A veces parece que las palabras encubrieran temores. Parece que diálogo es un término que, al menos, el actual gobierno quisiera abandonar, toda vez que porta consigo los largos procesos de negociaciones precedentes de los sectores alzados en armas y el establecimiento. En un sentido, si se evita la palabra diálogo, al parecer, se entra en una fase distinta. ¿Pero qué diferencias o matices tienen cada uno de estos índices: conversación, diálogo?
La filosofía ha desplegado una densa tradición tratando de comprender el diálogo. También la conversación. Solo por mencionar el más emblemático de los fundadores de esta tradición, se puede evocar la figura de Platón.
Sí, se trata de un lógos divido, en razón a cuántos interlocutores intervienen en el intercambio. Si por algo se caracteriza el diálogo es porque no permite asumir que la razón la tiene una sola de las partes. Antes bien, se lleva a cabo el ejercicio de intercambio de argumentos —que hacen visibles motivos y razones— que abren, progresivamente, nuevas comprensiones. Estas pueden ser la afirmación de puntos de vista con los cuales ingresan los sujetos a la interacción comunicativa; o, por el contrario, puede ser que todo el acervo previo conduzca a la modificación de puntos de vista previos e, incluso, a la emergencia de puntos de vista o planteamientos inéditos. Para autores contemporáneos como Gadamer, el diálogo acontece en condiciones muy específicas: las transacciones comerciales, la decisión política y el trato entre el paciente y el analista —en el contexto de la terapia psicoanalítica—.
La conversación, por su lado, no cuenta con la misma tradición. Tiene, si se quiere, un carácter más coloquial. Este carácter, en buena cuenta, deriva del hecho de que —como quiera que sea— se trata de la puesta en evidencia de las versiones que ponen en común los concurrentes a la escena de interacción comunicativa. A su manera, es una modalidad que puede tener el carácter de "diálogo de sordos". En la conversación no se pretende llegar a decisión alguna: cada una de las partes manifiesta su sentir, su querer, sus motivos, sus razones, su recuerdos, etc., pero no tiene ninguna pretensión de llegar a acuerdos.
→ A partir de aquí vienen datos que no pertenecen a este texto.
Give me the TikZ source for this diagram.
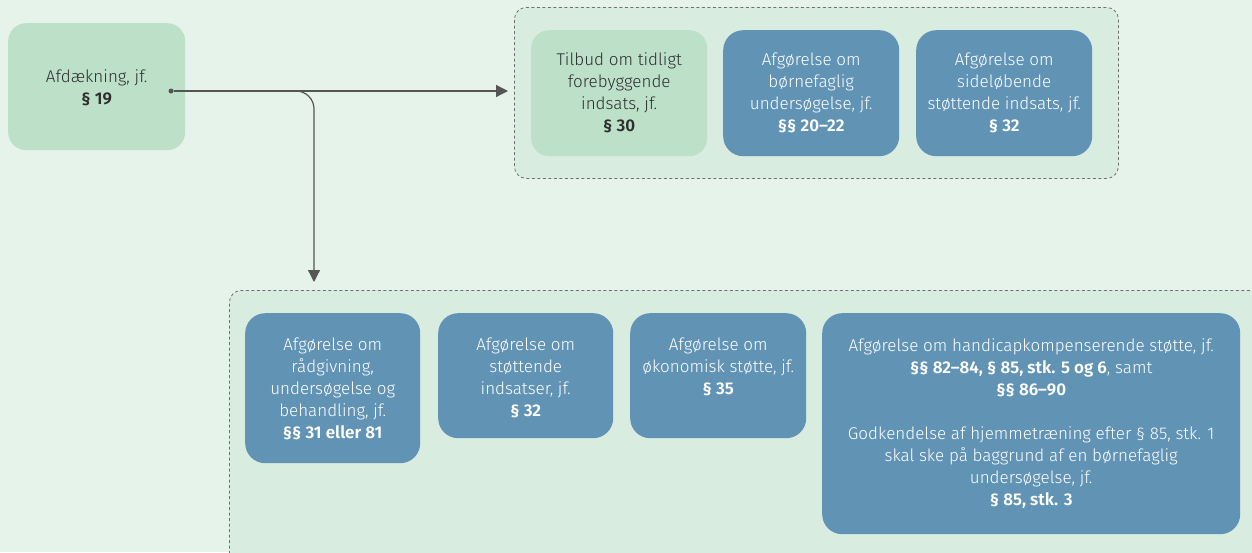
\documentclass[tikz,border=0pt]{standalone}
\usepackage{fontspec}
\setmainfont{Fira Sans}[UprightFont=* Light, BoldFont=* SemiBold]
\usetikzlibrary{arrows.meta}
\definecolor{bg}{HTML}{E6F3EA}
\definecolor{cont}{HTML}{D8ECE0}
\definecolor{greenbox}{HTML}{BDE0C9}
\definecolor{bluebox}{HTML}{6193B5}
\definecolor{linegray}{HTML}{555555}
\definecolor{dashgray}{HTML}{707070}
\definecolor{darktext}{HTML}{2E2E2E}
\tikzset{
  txt/.style={font=\fontsize{17}{22}\selectfont, align=center, inner sep=0pt},
  gbox/.style={txt, fill=greenbox, rounded corners=18pt, text=darktext},
  bbox/.style={txt, fill=bluebox, rounded corners=20pt, text=white},
  container/.style={fill=cont, draw=dashgray, dash pattern=on 3pt off 2.5pt, line width=0.8pt, rounded corners=12pt, inner sep=0pt},
  conn/.style={draw=linegray, line width=1.2pt, -{Triangle[length=12pt,width=12pt]}},
}
\begin{document}
\begin{tikzpicture}[x=1pt,y=-1pt]
\useasboundingbox (0,0) rectangle (1252,552);
\fill[bg] (0,0) rectangle (1252,552);
\begin{scope}
\clip (0,0) rectangle (1252,552);
% containers
\node[container, anchor=north west, minimum width=604pt, minimum height=171pt] (topc) at (514,7) {};
\node[container, anchor=north west, minimum width=1060pt, minimum height=300pt] (botc) at (229,290) {};
\end{scope}

% start box
\node[gbox, anchor=north west, minimum width=177pt, minimum height=127pt, text depth=0pt] (afd) at (8,23) {Afdækning, jf.\\\textbf{§ 19}};

% top boxes
\node[gbox, anchor=north west, minimum width=176pt, minimum height=126pt] (t1) at (531,30) {Tilbud om tidligt\\forebyggende\\indsats, jf.\\\textbf{§ 30}};
\node[bbox, anchor=north west, minimum width=176pt, minimum height=126pt] (t2) at (723,30) {Afgørelse om\\børnefaglig\\undersøgelse, jf.\\\textbf{§§ 20–22}};
\node[bbox, anchor=north west, minimum width=176pt, minimum height=126pt] (t3) at (916,30) {Afgørelse om\\sideløbende\\støttende indsats, jf.\\\textbf{§ 32}};

% bottom boxes
\node[bbox, anchor=north west, minimum width=175pt, minimum height=150pt] (ba) at (245,313) {};
\node[bbox, anchor=north west, minimum width=175pt, minimum height=125pt] (bb) at (438,313) {};
\node[bbox, anchor=north west, minimum width=176pt, minimum height=125pt] (bc) at (630,313) {};
\node[bbox, anchor=north west, minimum width=418pt, minimum height=221pt] (bd) at (822,313) {};

\node[txt, text=white, anchor=north] (ta) at ([yshift=-25pt]ba.north) {Afgørelse om\\rådgivning,\\undersøgelse og\\behandling, jf.\\\textbf{§§ 31 eller 81}};
\node[txt, text=white, anchor=north] (tb) at ([yshift=-25pt]bb.north) {Afgørelse om\\støttende\\indsatser, jf.\\\textbf{§ 32}};
\node[txt, text=white, anchor=north] (tc) at ([yshift=-25pt]bc.north) {Afgørelse om\\økonomisk støtte, jf.\\\textbf{§ 35}};
\node[txt, text=white, anchor=north] (td) at ([yshift=-25pt]bd.north) {Afgørelse om handicapkompenserende støtte, jf.\\\textbf{§§ 82–84, § 85, stk. 5 og 6}, samt\\\textbf{§§ 86–90}\\[22pt]Godkendelse af hjemmetræning efter § 85, stk. 1\\skal ske på baggrund af en børnefaglig\\undersøgelse, jf.\\\textbf{§ 85, stk. 3}};

% connectors
\node[circle, fill=linegray, inner sep=0pt, minimum size=5pt] (dot) at (171,91) {};
\coordinate (downend) at (314,282);
\draw[conn, rounded corners=18pt] (dot) -| (downend);
\draw[conn, shorten >=6pt] (dot) -- (dot -| topc.west);
\end{tikzpicture}
\end{document}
Así pues, mientras el sentido inmanente del diálogo es el acuerdo —así sea siempre parcial y provisional—, el de la conversación es el de operar como desiderátum —sea un desahogo, una manifestación, un relato, una recordación—.
Por supuesto, se puede suponer que el actual gobierno —o por lo menos algunos de sus asesores— tiene conocimiento de estas distinciones, de las implicaciones de estar en una u otra esfera de la interacción comunicativa. Esto lleva, entonces, a suponer que la decisión gubernamental respecto al paro nacional —iniciado el 21N— es el de la respuesta desiderativa, es la apertura a la expresión de la pluralidad de las voces.
El gobierno mismo ha sugerido un primer cronograma en el que hacia el mes de marzo se daría el cambio a una negociación. En resumen, todo permite entender que la estrategia adoptada es la de la dilación. Desde luego, los seres humanos somos tales desde que somos una palabra en diálogo —como se expresaba el poeta Höldelin—; aunque esto no quita que la conversación no puede conducir al diálogo, a su humanización. Sin embargo, no se tiene ninguna garantía de que la conversación derive, forzosamente, en diálogo.